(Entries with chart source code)
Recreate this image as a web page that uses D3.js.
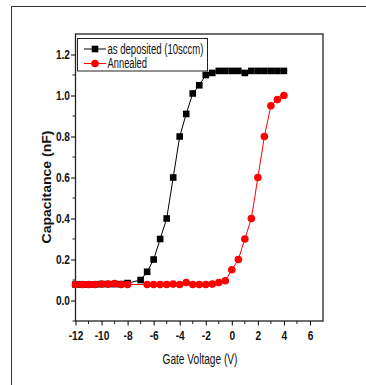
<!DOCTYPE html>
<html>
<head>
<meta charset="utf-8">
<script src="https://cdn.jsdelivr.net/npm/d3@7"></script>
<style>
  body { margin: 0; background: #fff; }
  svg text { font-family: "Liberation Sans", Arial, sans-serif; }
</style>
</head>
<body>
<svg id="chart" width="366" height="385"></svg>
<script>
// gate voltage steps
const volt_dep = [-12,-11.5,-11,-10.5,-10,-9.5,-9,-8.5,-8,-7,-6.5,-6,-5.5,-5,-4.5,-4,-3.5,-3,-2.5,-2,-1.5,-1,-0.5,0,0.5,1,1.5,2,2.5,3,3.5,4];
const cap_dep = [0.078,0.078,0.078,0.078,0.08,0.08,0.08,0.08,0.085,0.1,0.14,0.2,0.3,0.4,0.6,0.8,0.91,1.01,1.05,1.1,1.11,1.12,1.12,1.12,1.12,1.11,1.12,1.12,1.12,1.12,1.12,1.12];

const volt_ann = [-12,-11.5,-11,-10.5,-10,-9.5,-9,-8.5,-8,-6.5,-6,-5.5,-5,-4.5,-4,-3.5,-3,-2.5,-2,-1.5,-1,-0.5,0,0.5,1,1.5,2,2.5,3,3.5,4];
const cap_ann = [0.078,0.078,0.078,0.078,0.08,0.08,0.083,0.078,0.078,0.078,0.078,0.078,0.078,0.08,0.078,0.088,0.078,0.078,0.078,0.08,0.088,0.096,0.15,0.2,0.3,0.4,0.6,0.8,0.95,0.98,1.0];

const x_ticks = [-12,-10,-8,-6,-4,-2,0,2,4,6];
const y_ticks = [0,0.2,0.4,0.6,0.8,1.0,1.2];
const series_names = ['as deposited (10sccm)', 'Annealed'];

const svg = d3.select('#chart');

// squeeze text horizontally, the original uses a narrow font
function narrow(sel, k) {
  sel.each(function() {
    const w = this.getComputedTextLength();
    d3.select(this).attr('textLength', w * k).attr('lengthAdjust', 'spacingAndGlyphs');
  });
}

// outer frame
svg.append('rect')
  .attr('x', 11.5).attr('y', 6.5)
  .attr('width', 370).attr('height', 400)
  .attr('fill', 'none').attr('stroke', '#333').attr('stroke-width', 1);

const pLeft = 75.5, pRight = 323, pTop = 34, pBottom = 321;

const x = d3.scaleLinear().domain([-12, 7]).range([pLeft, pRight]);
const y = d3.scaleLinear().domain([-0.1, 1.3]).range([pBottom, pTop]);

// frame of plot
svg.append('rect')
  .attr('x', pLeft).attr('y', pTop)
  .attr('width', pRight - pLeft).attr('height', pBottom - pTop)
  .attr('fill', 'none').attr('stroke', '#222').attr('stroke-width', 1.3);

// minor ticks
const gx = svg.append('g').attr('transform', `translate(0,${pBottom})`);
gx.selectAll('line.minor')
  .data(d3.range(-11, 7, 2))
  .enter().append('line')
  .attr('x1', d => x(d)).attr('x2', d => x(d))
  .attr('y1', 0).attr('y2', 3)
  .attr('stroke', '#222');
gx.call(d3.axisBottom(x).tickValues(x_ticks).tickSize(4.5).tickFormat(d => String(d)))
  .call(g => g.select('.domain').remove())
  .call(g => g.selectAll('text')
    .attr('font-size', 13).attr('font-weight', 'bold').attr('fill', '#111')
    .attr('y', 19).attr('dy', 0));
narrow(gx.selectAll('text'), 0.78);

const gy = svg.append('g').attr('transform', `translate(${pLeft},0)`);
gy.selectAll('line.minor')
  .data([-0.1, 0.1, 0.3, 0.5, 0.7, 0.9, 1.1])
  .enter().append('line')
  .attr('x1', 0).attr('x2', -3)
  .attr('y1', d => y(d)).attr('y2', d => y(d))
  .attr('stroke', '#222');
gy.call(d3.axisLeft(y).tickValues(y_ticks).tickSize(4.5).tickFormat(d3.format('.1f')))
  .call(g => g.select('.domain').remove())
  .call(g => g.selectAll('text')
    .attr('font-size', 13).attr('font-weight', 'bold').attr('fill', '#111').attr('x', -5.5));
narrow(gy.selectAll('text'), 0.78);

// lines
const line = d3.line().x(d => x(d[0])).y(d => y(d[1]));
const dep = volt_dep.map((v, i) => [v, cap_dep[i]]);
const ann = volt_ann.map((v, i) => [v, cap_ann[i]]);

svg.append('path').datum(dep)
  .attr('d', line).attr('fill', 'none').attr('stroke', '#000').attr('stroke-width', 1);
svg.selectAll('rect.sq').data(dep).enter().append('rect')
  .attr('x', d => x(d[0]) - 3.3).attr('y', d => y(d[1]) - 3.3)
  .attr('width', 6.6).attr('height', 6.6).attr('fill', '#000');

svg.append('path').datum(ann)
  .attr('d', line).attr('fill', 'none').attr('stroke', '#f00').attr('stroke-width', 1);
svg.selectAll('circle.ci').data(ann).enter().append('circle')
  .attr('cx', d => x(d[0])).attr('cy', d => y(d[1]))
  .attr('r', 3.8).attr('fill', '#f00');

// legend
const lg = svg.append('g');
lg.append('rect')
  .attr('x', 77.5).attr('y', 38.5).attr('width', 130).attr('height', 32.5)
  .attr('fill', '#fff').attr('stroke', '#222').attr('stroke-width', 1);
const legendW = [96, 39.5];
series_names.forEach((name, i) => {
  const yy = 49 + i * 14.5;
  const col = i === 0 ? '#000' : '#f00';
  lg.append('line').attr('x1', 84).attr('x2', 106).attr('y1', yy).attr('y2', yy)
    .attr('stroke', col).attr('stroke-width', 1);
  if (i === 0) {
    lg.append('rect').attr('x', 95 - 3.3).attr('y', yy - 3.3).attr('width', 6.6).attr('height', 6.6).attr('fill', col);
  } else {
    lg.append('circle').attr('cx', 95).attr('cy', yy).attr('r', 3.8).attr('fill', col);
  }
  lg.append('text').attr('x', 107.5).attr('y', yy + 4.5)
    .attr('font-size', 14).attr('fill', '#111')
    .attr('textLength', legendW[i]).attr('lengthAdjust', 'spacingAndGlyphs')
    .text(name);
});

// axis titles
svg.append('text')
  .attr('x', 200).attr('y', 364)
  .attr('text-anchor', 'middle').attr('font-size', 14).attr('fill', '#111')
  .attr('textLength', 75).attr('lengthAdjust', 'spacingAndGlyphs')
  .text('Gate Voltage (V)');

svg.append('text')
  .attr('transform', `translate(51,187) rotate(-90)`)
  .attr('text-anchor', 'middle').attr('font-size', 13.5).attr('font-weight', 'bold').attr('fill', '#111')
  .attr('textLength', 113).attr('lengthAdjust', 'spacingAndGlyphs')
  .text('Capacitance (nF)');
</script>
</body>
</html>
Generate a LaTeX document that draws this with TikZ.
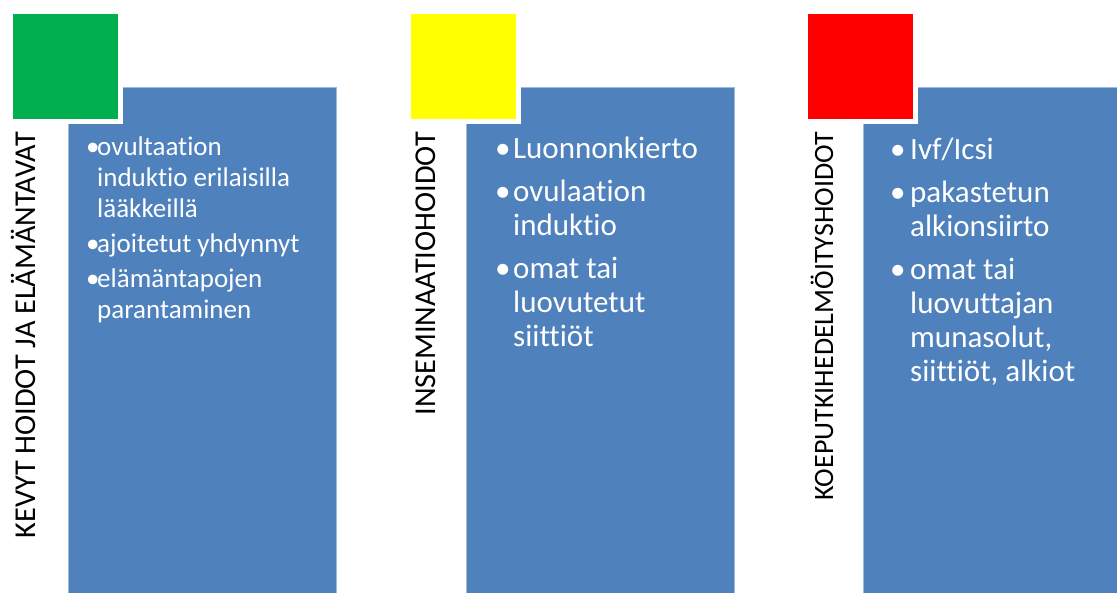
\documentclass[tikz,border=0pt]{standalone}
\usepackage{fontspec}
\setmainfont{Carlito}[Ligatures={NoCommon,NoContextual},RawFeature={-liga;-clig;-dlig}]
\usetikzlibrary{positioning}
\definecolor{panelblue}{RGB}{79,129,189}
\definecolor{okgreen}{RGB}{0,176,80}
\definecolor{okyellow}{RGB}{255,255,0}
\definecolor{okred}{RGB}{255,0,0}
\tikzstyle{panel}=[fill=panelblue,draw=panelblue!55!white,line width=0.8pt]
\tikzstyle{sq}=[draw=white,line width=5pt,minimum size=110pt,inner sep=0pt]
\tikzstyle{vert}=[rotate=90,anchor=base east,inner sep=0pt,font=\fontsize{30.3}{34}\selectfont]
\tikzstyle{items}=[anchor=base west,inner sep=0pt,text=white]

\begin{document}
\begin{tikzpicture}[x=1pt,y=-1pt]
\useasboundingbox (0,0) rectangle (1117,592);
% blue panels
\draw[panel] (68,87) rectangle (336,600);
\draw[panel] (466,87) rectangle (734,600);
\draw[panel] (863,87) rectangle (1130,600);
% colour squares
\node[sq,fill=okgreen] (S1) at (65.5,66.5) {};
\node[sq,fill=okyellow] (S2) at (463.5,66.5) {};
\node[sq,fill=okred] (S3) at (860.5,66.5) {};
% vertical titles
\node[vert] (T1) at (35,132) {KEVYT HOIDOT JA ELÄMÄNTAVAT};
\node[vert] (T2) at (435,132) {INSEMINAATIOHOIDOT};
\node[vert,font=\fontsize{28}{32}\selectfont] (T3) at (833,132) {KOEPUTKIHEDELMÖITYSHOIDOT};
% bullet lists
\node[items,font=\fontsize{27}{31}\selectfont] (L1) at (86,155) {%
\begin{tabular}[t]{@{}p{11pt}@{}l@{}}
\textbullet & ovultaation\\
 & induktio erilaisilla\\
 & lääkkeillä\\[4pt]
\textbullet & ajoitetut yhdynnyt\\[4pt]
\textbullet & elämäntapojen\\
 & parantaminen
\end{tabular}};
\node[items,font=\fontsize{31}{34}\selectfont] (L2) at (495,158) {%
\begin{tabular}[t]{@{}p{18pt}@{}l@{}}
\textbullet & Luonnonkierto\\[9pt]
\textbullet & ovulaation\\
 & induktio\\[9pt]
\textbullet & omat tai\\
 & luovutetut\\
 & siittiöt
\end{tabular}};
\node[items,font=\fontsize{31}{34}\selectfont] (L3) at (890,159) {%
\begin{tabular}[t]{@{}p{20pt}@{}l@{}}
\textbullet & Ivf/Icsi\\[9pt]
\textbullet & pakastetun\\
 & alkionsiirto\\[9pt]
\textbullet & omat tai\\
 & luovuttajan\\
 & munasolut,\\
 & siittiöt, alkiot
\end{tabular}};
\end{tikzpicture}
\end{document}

> [Given exercise] Reproduce, word for word, every line from the start of the records down to and including the line with "const svg = d3.select('#chart');"; skip the pictures.

> [Solution to this exercise]
Recreate this image as a web page that uses D3.js.
<!DOCTYPE html>
<html>
<head>
<meta charset="utf-8">
<script src="https://cdn.jsdelivr.net/npm/d3@7"></script>
<style>
  body { margin: 0; background: #fff; }
  svg text { font-family: "Liberation Sans", Arial, sans-serif; }
</style>
</head>
<body>
<svg id="chart" width="366" height="385"></svg>
<script>
// gate voltage steps
const volt_dep = [-12,-11.5,-11,-10.5,-10,-9.5,-9,-8.5,-8,-7,-6.5,-6,-5.5,-5,-4.5,-4,-3.5,-3,-2.5,-2,-1.5,-1,-0.5,0,0.5,1,1.5,2,2.5,3,3.5,4];
const cap_dep = [0.078,0.078,0.078,0.078,0.08,0.08,0.08,0.08,0.085,0.1,0.14,0.2,0.3,0.4,0.6,0.8,0.91,1.01,1.05,1.1,1.11,1.12,1.12,1.12,1.12,1.11,1.12,1.12,1.12,1.12,1.12,1.12];

const volt_ann = [-12,-11.5,-11,-10.5,-10,-9.5,-9,-8.5,-8,-6.5,-6,-5.5,-5,-4.5,-4,-3.5,-3,-2.5,-2,-1.5,-1,-0.5,0,0.5,1,1.5,2,2.5,3,3.5,4];
const cap_ann = [0.078,0.078,0.078,0.078,0.08,0.08,0.083,0.078,0.078,0.078,0.078,0.078,0.078,0.08,0.078,0.088,0.078,0.078,0.078,0.08,0.088,0.096,0.15,0.2,0.3,0.4,0.6,0.8,0.95,0.98,1.0];

const x_ticks = [-12,-10,-8,-6,-4,-2,0,2,4,6];
const y_ticks = [0,0.2,0.4,0.6,0.8,1.0,1.2];
const series_names = ['as deposited (10sccm)', 'Annealed'];

const svg = d3.select('#chart');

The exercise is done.